======== DATA SUPPLIED
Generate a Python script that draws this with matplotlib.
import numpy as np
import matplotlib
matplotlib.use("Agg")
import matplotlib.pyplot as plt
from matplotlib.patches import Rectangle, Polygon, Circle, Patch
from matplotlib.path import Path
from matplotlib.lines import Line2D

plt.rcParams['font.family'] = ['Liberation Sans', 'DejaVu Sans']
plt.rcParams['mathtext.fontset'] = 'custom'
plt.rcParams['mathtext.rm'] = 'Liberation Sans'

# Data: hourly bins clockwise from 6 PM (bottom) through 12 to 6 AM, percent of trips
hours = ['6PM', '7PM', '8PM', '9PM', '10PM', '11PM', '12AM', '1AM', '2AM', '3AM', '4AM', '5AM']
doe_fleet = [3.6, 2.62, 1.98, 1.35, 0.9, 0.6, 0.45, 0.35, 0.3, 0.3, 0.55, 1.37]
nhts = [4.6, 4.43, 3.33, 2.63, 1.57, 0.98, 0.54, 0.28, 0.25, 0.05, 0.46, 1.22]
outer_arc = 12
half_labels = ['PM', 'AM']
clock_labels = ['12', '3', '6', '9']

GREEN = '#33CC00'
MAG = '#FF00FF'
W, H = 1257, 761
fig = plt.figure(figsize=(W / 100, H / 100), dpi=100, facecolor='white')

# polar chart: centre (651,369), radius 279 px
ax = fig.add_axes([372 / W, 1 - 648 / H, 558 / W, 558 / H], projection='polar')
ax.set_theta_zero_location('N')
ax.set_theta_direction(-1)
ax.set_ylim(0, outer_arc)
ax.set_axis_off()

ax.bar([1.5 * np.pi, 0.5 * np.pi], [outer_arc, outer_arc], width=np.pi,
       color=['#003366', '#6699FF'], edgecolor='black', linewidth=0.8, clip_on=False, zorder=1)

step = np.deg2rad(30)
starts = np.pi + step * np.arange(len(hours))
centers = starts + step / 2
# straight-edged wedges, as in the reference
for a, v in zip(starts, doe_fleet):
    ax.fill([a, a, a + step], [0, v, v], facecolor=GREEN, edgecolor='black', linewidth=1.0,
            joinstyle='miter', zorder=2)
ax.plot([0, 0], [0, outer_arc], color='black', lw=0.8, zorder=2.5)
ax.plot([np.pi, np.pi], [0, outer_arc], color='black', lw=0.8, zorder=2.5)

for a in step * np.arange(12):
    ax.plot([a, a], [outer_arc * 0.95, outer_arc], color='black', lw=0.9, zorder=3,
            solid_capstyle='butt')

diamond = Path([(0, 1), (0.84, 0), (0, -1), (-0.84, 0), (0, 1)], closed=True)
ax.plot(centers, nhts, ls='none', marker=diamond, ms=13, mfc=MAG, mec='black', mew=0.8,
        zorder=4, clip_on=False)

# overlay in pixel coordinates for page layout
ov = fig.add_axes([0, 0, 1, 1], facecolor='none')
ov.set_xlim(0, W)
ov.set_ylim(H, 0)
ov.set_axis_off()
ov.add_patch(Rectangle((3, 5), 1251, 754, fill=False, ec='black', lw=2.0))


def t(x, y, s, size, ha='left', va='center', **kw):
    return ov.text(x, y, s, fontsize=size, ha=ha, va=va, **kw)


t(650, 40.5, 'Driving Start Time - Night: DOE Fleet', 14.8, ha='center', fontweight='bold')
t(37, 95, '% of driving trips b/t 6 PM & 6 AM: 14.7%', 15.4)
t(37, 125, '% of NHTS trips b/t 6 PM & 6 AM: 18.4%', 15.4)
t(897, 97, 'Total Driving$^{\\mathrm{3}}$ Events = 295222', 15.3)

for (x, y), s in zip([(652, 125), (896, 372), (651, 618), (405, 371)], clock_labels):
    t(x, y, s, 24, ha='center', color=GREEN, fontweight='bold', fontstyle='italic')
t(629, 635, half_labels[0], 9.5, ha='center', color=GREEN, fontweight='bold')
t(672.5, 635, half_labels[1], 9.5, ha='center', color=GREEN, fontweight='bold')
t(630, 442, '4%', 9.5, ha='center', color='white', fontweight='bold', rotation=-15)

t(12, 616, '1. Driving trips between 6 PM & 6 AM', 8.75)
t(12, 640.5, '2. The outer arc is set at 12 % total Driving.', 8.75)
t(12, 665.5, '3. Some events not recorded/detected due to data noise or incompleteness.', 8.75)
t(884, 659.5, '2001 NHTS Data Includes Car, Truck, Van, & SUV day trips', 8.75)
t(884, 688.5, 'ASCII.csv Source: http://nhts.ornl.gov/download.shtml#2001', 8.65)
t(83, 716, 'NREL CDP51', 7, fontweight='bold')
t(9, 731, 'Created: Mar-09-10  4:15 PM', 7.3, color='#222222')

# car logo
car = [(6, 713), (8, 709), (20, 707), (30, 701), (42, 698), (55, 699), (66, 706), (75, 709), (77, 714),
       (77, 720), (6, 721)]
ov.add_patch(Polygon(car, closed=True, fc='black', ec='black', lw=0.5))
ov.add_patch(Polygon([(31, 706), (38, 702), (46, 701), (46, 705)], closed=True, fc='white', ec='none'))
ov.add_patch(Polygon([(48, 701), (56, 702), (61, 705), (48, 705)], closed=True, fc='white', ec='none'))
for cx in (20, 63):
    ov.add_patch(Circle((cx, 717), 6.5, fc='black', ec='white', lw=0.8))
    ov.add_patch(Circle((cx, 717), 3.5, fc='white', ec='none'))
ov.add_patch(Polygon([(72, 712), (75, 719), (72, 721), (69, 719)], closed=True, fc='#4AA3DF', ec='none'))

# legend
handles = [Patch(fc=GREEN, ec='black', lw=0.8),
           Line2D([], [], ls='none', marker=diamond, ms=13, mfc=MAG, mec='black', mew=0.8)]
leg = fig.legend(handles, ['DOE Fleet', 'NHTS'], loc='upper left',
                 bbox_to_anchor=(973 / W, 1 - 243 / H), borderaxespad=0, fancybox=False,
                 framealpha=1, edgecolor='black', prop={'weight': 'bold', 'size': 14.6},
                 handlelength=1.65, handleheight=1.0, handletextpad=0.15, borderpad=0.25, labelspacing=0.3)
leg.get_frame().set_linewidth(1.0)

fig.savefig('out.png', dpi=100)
================
======== DATA SUPPLIED
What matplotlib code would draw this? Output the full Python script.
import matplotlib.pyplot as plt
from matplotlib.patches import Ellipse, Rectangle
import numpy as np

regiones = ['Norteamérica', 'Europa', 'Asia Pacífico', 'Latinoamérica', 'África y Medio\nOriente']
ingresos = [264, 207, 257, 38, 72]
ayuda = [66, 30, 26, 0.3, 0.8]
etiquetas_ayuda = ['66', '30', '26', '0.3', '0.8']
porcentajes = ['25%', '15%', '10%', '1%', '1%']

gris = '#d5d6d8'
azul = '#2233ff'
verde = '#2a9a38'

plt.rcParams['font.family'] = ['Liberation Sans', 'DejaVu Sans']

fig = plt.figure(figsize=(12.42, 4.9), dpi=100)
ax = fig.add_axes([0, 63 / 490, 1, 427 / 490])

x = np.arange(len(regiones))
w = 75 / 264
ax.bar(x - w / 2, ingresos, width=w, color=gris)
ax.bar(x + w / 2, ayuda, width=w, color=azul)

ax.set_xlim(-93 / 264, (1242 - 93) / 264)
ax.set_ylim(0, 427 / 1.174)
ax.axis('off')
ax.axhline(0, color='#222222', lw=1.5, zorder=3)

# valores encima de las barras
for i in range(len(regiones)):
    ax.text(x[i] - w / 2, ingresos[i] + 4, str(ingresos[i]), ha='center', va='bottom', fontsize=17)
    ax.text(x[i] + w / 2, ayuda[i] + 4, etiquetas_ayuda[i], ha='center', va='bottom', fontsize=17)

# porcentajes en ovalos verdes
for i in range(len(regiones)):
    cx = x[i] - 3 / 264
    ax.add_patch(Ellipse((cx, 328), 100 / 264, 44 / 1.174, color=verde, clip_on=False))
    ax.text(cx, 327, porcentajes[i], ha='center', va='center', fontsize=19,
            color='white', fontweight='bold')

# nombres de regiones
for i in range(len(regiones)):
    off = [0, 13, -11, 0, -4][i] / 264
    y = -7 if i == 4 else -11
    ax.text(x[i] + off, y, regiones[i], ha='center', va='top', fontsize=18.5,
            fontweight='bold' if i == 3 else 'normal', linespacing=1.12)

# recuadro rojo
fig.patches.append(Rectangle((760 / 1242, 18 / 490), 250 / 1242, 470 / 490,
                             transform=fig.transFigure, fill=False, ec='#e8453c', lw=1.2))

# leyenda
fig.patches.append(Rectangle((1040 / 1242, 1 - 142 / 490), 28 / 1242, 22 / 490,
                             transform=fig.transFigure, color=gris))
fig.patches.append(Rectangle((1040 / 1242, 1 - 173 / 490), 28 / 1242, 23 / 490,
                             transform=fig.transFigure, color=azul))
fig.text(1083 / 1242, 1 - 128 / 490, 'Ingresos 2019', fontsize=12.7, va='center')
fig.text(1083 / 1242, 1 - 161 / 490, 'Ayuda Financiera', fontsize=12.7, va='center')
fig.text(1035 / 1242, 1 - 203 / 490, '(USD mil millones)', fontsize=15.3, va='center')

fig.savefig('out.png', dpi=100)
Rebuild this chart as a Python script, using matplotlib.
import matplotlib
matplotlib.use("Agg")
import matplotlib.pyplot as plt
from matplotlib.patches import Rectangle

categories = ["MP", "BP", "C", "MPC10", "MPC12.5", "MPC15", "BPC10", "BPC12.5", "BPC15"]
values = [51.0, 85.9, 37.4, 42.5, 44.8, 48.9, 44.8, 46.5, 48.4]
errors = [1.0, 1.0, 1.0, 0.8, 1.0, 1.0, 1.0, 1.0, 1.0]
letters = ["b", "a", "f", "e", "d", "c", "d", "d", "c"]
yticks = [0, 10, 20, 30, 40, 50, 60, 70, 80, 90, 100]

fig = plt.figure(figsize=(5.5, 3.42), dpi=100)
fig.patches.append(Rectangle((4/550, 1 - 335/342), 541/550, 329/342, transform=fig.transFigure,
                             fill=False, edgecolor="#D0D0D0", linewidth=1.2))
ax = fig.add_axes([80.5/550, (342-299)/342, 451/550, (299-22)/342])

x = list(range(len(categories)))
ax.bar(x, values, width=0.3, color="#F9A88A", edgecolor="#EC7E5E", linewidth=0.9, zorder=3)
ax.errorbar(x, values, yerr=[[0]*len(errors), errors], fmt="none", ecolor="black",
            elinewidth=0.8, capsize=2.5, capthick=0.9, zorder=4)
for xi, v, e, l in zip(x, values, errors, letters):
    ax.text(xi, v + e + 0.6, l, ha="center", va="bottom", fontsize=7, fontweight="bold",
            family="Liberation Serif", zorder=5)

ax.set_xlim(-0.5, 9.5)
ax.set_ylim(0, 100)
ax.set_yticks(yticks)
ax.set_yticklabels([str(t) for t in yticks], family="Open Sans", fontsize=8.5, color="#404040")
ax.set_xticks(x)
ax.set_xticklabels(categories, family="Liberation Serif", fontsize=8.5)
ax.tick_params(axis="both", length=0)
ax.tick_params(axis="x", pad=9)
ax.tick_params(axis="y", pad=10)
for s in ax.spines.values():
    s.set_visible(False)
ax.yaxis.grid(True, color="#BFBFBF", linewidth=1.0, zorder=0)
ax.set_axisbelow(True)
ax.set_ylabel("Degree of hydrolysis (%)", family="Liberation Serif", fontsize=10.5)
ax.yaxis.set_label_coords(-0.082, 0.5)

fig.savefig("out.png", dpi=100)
================
SET EXERCISE >> Where a line in the material above holds "Python", copy that line.

FULL ANSWER >>
Generate a Python script that draws this with matplotlib.
What matplotlib code would draw this? Output the full Python script.
Rebuild this chart as a Python script, using matplotlib.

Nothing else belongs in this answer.